Entrepreneurship in the U.S. seems to have a generational divide between members of the baby boom and millennial generations--and the numbers don't lie.
Boomers came of age in an era of few entrepreneurs and gave scant thought to starting their own businesses. Meanwhile, millennials are growing up in today's "gig economy," in which choosing independent work and launching startups are increasingly part of the norm.
These socioeconomic differences have affected each generation's views of entrepreneurship, with the younger cohort having a more positive outlook on the subject than their older counterparts.
These are just a few of the insights drawn from the seventh annual 2016 Global Entrepreneurship Report issued by Amway, one of the world's leading direct-selling companies, offering high-quality products sold exclusively by Amway Business Owners. With responses from nearly 51,000 people in 45 countries, the report reflects their opinions on entrepreneurship, entrepreneurial potential, and entrepreneurial spirit.
According to the report, 88 percent of U.S. respondents younger than 35 have a positive attitude about entrepreneurship--starting a business from scratch--compared to 80 percent of respondents over age 50. Respondents who were 35 or younger also appear to have much higher entrepreneurial potential--58 percent of millennials answered, "I can imagine starting my own business," compared to only 43 percent of those over 50.
Age also plays a role with regard to entrepreneurial spirit. For the second year in a row, the Global Entrepreneurship Report featured the Amway Entrepreneurial Spirit Index (AESI). AESI takes into account three factors in scoring a person's entrepreneurial spirit--the desire to start a business, feelings of readiness to undertake the effort, and the social impact of friends and family in possibly dissuading them from pursuing the venture.
Individuals under 35 years old scored an average 57 percent in the 2016 AESI rankings, a metric indicating their overall desire to be an entrepreneur. This compares to 53 percent for respondents over the age of 50, which is three points lower than the average AESI score for all respondents (56). The average was three points higher than the previous year's score. Internationally, the average AESI score is 50.
With regard purely to just one of the three AESI factors (desire to start a business), these percentages showed an even bigger divide. Seventy percent of respondents under 35 wished to start their own business, compared to 52 percent over 50. Other findings from the survey indicate that individuals under 35 rank "independence from an employer/ being my own boss" as the primary influence for starting a business (88 percent), whereas "self-fulfillment" is the main reason for those over 50 years wanting to do the same (77 percent).
Making sense of the numbers
The report suggests that age affects an individual's interest in launching a startup business and the reasons why in this regard.

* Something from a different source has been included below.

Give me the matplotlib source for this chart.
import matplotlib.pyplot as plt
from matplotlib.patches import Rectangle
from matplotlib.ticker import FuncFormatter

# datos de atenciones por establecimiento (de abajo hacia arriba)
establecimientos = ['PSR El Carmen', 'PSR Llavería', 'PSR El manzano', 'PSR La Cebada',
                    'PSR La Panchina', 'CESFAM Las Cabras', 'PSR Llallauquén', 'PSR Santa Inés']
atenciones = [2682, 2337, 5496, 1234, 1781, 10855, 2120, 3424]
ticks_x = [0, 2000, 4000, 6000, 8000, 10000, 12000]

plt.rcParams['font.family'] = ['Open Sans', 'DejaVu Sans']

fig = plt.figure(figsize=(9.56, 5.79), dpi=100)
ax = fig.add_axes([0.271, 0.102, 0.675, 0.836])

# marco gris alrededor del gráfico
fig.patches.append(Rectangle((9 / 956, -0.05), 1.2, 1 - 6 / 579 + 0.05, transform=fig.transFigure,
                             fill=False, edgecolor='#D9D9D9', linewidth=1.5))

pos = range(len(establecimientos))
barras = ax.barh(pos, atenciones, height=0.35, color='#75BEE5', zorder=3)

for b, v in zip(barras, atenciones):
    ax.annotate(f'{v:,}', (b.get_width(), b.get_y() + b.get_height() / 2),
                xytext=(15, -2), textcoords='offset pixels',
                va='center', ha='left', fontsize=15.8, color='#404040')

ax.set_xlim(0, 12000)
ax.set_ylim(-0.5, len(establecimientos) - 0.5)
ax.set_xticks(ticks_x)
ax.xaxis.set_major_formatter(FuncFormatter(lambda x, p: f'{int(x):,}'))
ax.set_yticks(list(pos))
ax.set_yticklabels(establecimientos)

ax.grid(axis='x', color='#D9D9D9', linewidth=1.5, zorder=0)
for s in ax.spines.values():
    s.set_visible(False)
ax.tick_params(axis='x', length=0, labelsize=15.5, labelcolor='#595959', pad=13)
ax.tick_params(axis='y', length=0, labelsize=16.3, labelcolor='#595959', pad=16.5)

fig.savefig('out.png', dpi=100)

Why might this be the case?
For one thing, many baby boomer men right out of high school or college generally were expected to get a job working for other people. These expectations were similar for women, who worked in either lower-level corporate positions or "traditionally female" occupations like teaching and nursing.
Conversely, millennials grew up in a digital world surrounded by multi-billion-dollar businesses that sprang up seemingly overnight from a single person's novel idea. These entrepreneurs--Steve Jobs, Mark Zuckerberg, Sara Blakely, and Jeff Bezos to name a few--have become celebrities and household names. This was not the case when baby boomers came of age.
The report's findings are affirmed by an earlier report published by the U.S. General Accounting Office (GAO) on the contingent workforce. According to the May 2015 report, the percentage of independent contractors in the U.S. workforce has grown rapidly, from 30.6 percent in 2005 to 40.4 percent in 2015.
Although the GAO does not break down the ages of the business owners, it's likely that the Gig Economy is comprised both of younger individuals eager to break out on their own and boomers who have either been compelled to pursue a second career out of economic necessity or have retired and still want to be productive.
The bottom line: Entrepreneurial spirit is alive and well for many Americans. However, millennials seem to have a greater zest for the world of business ownership, while baby boomers seem to have more interest in a different route.